EXERCISE DIRECTIONS -
State how many lines include "React", giving the number by itself.

Entries with chart source code

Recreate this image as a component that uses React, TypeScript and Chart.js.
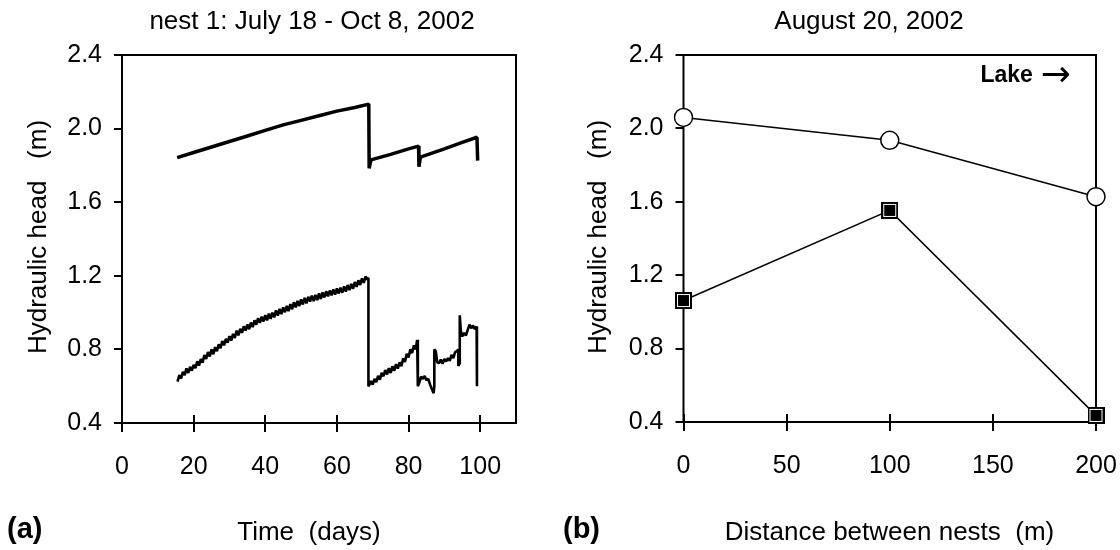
import React, { useEffect, useRef } from "react";
import { Chart, registerables } from "chart.js";

Chart.register(...registerables);

// ---------- Panel (a): nest 1 time series ----------
const xTicksA = [0, 20, 40, 60, 80, 100];
const yTicks = [0.4, 0.8, 1.2, 1.6, 2.0, 2.4];
const yTickLabels = ["0.4", "0.8", "1.2", "1.6", "2.0", "2.4"];

const upperDays = [15.4, 20, 25, 30, 35, 40, 45, 50, 55, 60, 65, 68.9, 69.0, 69.5, 75, 80, 82.8, 82.9, 83.3, 90, 95, 99.1, 99.3];
const upperHead = [1.842, 1.87, 1.9, 1.93, 1.96, 1.99, 2.02, 2.045, 2.07, 2.095, 2.115, 2.133, 1.784, 1.83, 1.86, 1.89, 1.905, 1.793, 1.845, 1.89, 1.925, 1.953, 1.826];

const lowerDays = [
  15.5, 16, 16.5, 17, 17.5, 18, 18.5, 19, 19.5, 20, 20.5, 21, 21.5, 22, 22.5, 23, 23.5, 24, 24.5, 25,
  25.5, 26, 26.5, 27, 27.5, 28, 28.5, 29, 29.5, 30, 30.5, 31, 31.5, 32, 32.5, 33, 33.5, 34, 34.5, 35,
  35.5, 36, 36.5, 37, 37.5, 38, 38.5, 39, 39.5, 40, 40.5, 41, 41.5, 42, 42.5, 43, 43.5, 44, 44.5, 45,
  45.5, 46, 46.5, 47, 47.5, 48, 48.5, 49, 49.5, 50, 50.5, 51, 51.5, 52, 52.5, 53, 53.5, 54, 54.5, 55,
  55.5, 56, 56.5, 57, 57.5, 58, 58.5, 59, 59.5, 60, 60.5, 61, 61.5, 62, 62.5, 63, 63.5, 64, 64.5, 65,
  65.5, 66, 66.5, 67, 67.5, 68, 68.5, 68.8, 68.8,
  69, 69.5, 70, 70.5, 71, 71.5, 72, 72.5, 73, 73.5, 74, 74.5, 75, 75.5, 76, 76.5, 77, 77.5, 78, 78.5,
  79, 79.5, 80, 80.5, 81, 81.5, 82, 82.4, 82.6, 82.6,
  83, 83.5, 84, 84.5, 85, 85.5, 86, 86.5, 87, 87.2, 87.2, 87.6, 88, 88.5, 89, 89.5, 90, 90.5, 91, 91.5,
  92, 92.5, 93, 93.5, 93.9, 93.9, 94.2, 94.3, 94.6, 95, 95.5, 96, 96.5, 97, 97.5, 98, 98.5, 99, 99.1,
];
const lowerHead = [
  0.625, 0.66, 0.642, 0.678, 0.66, 0.697, 0.672, 0.705, 0.684, 0.716, 0.698, 0.735, 0.712, 0.748, 0.728, 0.77, 0.748, 0.786, 0.762, 0.8,
  0.774, 0.812, 0.79, 0.828, 0.806, 0.846, 0.822, 0.858, 0.836, 0.872, 0.848, 0.884, 0.862, 0.902, 0.876, 0.912, 0.89, 0.926, 0.902, 0.935,
  0.91, 0.946, 0.921, 0.958, 0.934, 0.97, 0.944, 0.978, 0.952, 0.986, 0.958, 0.994, 0.966, 1.0, 0.974, 1.012, 0.984, 1.02, 0.992, 1.028,
  1.002, 1.036, 1.008, 1.046, 1.018, 1.056, 1.028, 1.064, 1.036, 1.072, 1.044, 1.08, 1.05, 1.086, 1.06, 1.092, 1.062, 1.096, 1.068, 1.104,
  1.074, 1.11, 1.082, 1.116, 1.088, 1.12, 1.094, 1.126, 1.098, 1.132, 1.104, 1.136, 1.108, 1.142, 1.114, 1.15, 1.122, 1.156, 1.13, 1.166,
  1.14, 1.176, 1.15, 1.186, 1.162, 1.196, 1.18, 1.19, 0.6,
  0.605, 0.628, 0.608, 0.64, 0.622, 0.656, 0.636, 0.672, 0.654, 0.688, 0.664, 0.698, 0.672, 0.708, 0.684, 0.72, 0.696, 0.73, 0.708, 0.752,
  0.732, 0.776, 0.756, 0.8, 0.78, 0.822, 0.8, 0.852, 0.852, 0.6,
  0.62, 0.652, 0.64, 0.655, 0.632, 0.64, 0.61, 0.585, 0.562, 0.6, 0.8, 0.79, 0.73, 0.725, 0.745, 0.722, 0.748, 0.735, 0.752, 0.738,
  0.77, 0.752, 0.785, 0.79, 0.8, 0.71, 0.72, 0.985, 0.9, 0.87, 0.89, 0.875, 0.905, 0.935, 0.915, 0.93, 0.91, 0.925, 0.6,
];

// ---------- Panel (b): August 20, 2002 ----------
const xTicksB = [0, 50, 100, 150, 200];
const distances = [0, 100, 200];
const shallowHead = [2.06, 1.935, 1.628];
const deepHead = [1.062, 1.553, 0.436];

const FONT = "'Liberation Sans', Arial, sans-serif";
const TICK_SIZE = 25;

const frameTextPlugin = {
  id: "frameText",
  beforeDatasetsDraw(chart: any) {
    const { ctx, chartArea: a } = chart;
    ctx.save();
    ctx.strokeStyle = "#000";
    ctx.lineWidth = 2;
    ctx.strokeRect(a.left, a.top, a.right - a.left, a.bottom - a.top);
    const xs = chart.scales.x;
    xs.ticks.forEach((t: any) => {
      const px = Math.round(xs.getPixelForValue(t.value));
      ctx.beginPath();
      ctx.moveTo(px, a.bottom);
      ctx.lineTo(px, a.bottom - 8);
      ctx.stroke();
    });
    ctx.restore();
  },
  afterDraw(chart: any, _args: any, opts: any) {
    const { ctx } = chart;
    ctx.save();
    ctx.fillStyle = "#000";
    ctx.textBaseline = "middle";
    ctx.font = `${opts.size}px ${FONT}`;
    ctx.textAlign = "center";
    ctx.fillText(opts.title, opts.titleX, opts.titleY);
    ctx.fillText(opts.xTitle, opts.xTitleX, opts.xTitleY);
    ctx.save();
    ctx.translate(opts.yTitleX, opts.yTitleY);
    ctx.rotate(-Math.PI / 2);
    ctx.fillText(opts.yTitle, 0, 0);
    ctx.restore();
    ctx.font = `bold 29px ${FONT}`;
    ctx.textAlign = "left";
    ctx.fillText(opts.panel, opts.panelX, opts.panelY);
    if (opts.note) {
      ctx.font = `36px 'DejaVu Sans', sans-serif`;
      ctx.textAlign = "right";
      ctx.fillText(opts.noteArrow, opts.noteX, opts.noteY + 1);
      const aw = ctx.measureText(opts.noteArrow).width;
      ctx.font = `bold 23px ${FONT}`;
      ctx.fillText(opts.note, opts.noteX - aw - 8, opts.noteY);
    }
    ctx.restore();
  },
};

function makeYScale(width: number) {
  return {
    type: "linear",
    min: 0.4,
    max: 2.4,
    afterBuildTicks: (s: any) => {
      s.ticks = yTicks.map((v) => ({ value: v }));
    },
    afterFit: (s: any) => {
      s.width = width;
      s.paddingTop = 0;
      s.paddingBottom = 0;
    },
    ticks: {
      color: "#000",
      font: { family: FONT, size: TICK_SIZE },
      padding: 12,
      callback: (_v: any, i: number) => yTickLabels[i],
    },
    grid: { drawOnChartArea: false, drawTicks: true, tickLength: 8, color: "#000", lineWidth: 2 },
    border: { display: false },
  };
}

function makeXScale(max: number, ticks: number[], height: number) {
  return {
    type: "linear",
    min: 0,
    max,
    afterBuildTicks: (s: any) => {
      s.ticks = ticks.map((v) => ({ value: v }));
    },
    afterFit: (s: any) => {
      s.height = height;
      s.paddingLeft = 0;
      s.paddingRight = 0;
    },
    ticks: {
      color: "#000",
      font: { family: FONT, size: TICK_SIZE },
      padding: 20,
      maxRotation: 0,
      autoSkip: false,
      callback: (v: any) => String(v),
    },
    grid: { drawOnChartArea: false, drawTicks: true, tickLength: 9, color: "#000", lineWidth: 2 },
    border: { display: false },
  };
}

function makeSquare(): HTMLCanvasElement {
  const c = document.createElement("canvas");
  c.width = 17;
  c.height = 17;
  const g = c.getContext("2d")!;
  g.fillStyle = "#000";
  g.fillRect(0, 0, 17, 17);
  g.strokeStyle = "#fff";
  g.lineWidth = 1;
  g.strokeRect(2.5, 2.5, 12, 12);
  return c;
}

export default function App() {
  const leftRef = useRef<HTMLCanvasElement>(null);
  const rightRef = useRef<HTMLCanvasElement>(null);

  useEffect(() => {
    const left = new Chart(leftRef.current!, {
      type: "line",
      data: {
        datasets: [
          {
            label: "upper",
            data: upperDays.map((d, i) => ({ x: d, y: upperHead[i] })),
            borderColor: "#000",
            borderWidth: 3.5,
            borderJoinStyle: "bevel",
            pointRadius: 0,
            tension: 0,
            clip: false,
          },
          {
            label: "lower",
            data: lowerDays.map((d, i) => ({ x: d, y: lowerHead[i] })),
            borderColor: "#000",
            borderWidth: 2.6,
            borderJoinStyle: "bevel",
            pointRadius: 0,
            tension: 0,
            clip: false,
          },
        ],
      },
      options: {
        responsive: false,
        animation: false,
        layout: { padding: { left: 0, top: 55, right: 44, bottom: 0 } },
        scales: { x: makeXScale(110, xTicksA, 127), y: makeYScale(122) },
        plugins: {
          legend: { display: false },
          tooltip: { enabled: false },
          frameText: {
            size: 26,
            title: "nest 1: July 18 - Oct 8, 2002",
            titleX: 312,
            titleY: 22,
            xTitle: "Time  (days)",
            xTitleX: 309,
            xTitleY: 533,
            yTitle: "Hydraulic head   (m)",
            yTitleX: 39,
            yTitleY: 237,
            panel: "(a)",
            panelX: 7,
            panelY: 530,
          },
        },
      } as any,
      plugins: [frameTextPlugin],
    } as any);

    const square = makeSquare();
    const right = new Chart(rightRef.current!, {
      type: "line",
      data: {
        datasets: [
          {
            label: "deep",
            data: distances.map((d, i) => ({ x: d, y: deepHead[i] })),
            borderColor: "#000",
            borderWidth: 1.5,
            pointStyle: square,
            pointRadius: 9,
            tension: 0,
            clip: false,
          },
          {
            label: "shallow",
            data: distances.map((d, i) => ({ x: d, y: shallowHead[i] })),
            borderColor: "#000",
            borderWidth: 1.5,
            pointStyle: "circle",
            pointRadius: 9,
            pointBackgroundColor: "#fff",
            pointBorderColor: "#000",
            pointBorderWidth: 1.5,
            tension: 0,
            clip: false,
          },
        ],
      },
      options: {
        responsive: false,
        animation: false,
        layout: { padding: { left: 0, top: 55, right: 24, bottom: 0 } },
        scales: { x: makeXScale(200, xTicksB, 128), y: makeYScale(123.5) },
        plugins: {
          legend: { display: false },
          tooltip: { enabled: false },
          frameText: {
            size: 26,
            title: "August 20, 2002",
            titleX: 309,
            titleY: 22,
            xTitle: "Distance between nests  (m)",
            xTitleX: 329.5,
            xTitleY: 533,
            yTitle: "Hydraulic head   (m)",
            yTitleX: 39,
            yTitleY: 237,
            panel: "(b)",
            panelX: 3,
            panelY: 530,
            note: "Lake",
            noteArrow: "\u2192",
            noteX: 511,
            noteY: 76,
          },
        },
      } as any,
      plugins: [frameTextPlugin],
    } as any);

    return () => {
      left.destroy();
      right.destroy();
    };
  }, []);

  return (
    <div style={{ position: "absolute", left: 0, top: 0, width: 1120, height: 550, background: "#fff" }}>
      <canvas ref={leftRef} width={560} height={550} style={{ position: "absolute", left: 0, top: 0 }} />
      <canvas ref={rightRef} width={560} height={550} style={{ position: "absolute", left: 560, top: 0 }} />
    </div>
  );
}
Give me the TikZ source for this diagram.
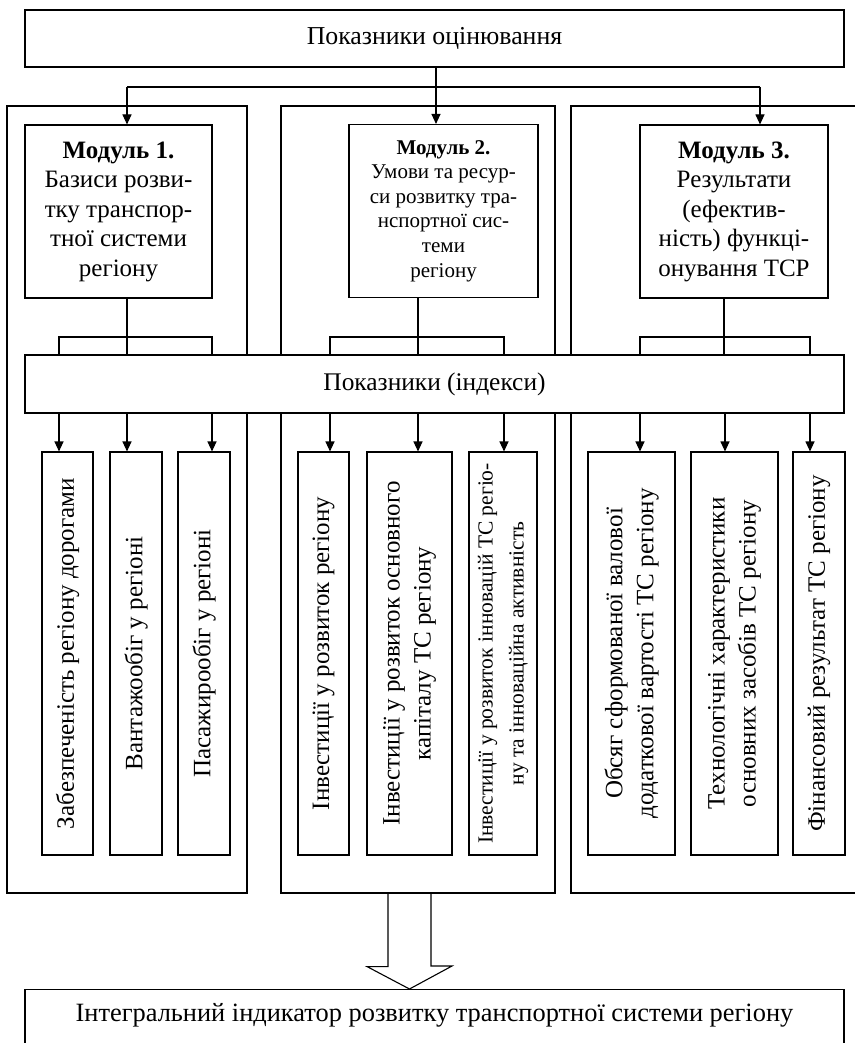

PROBLEM SOLUTION -
2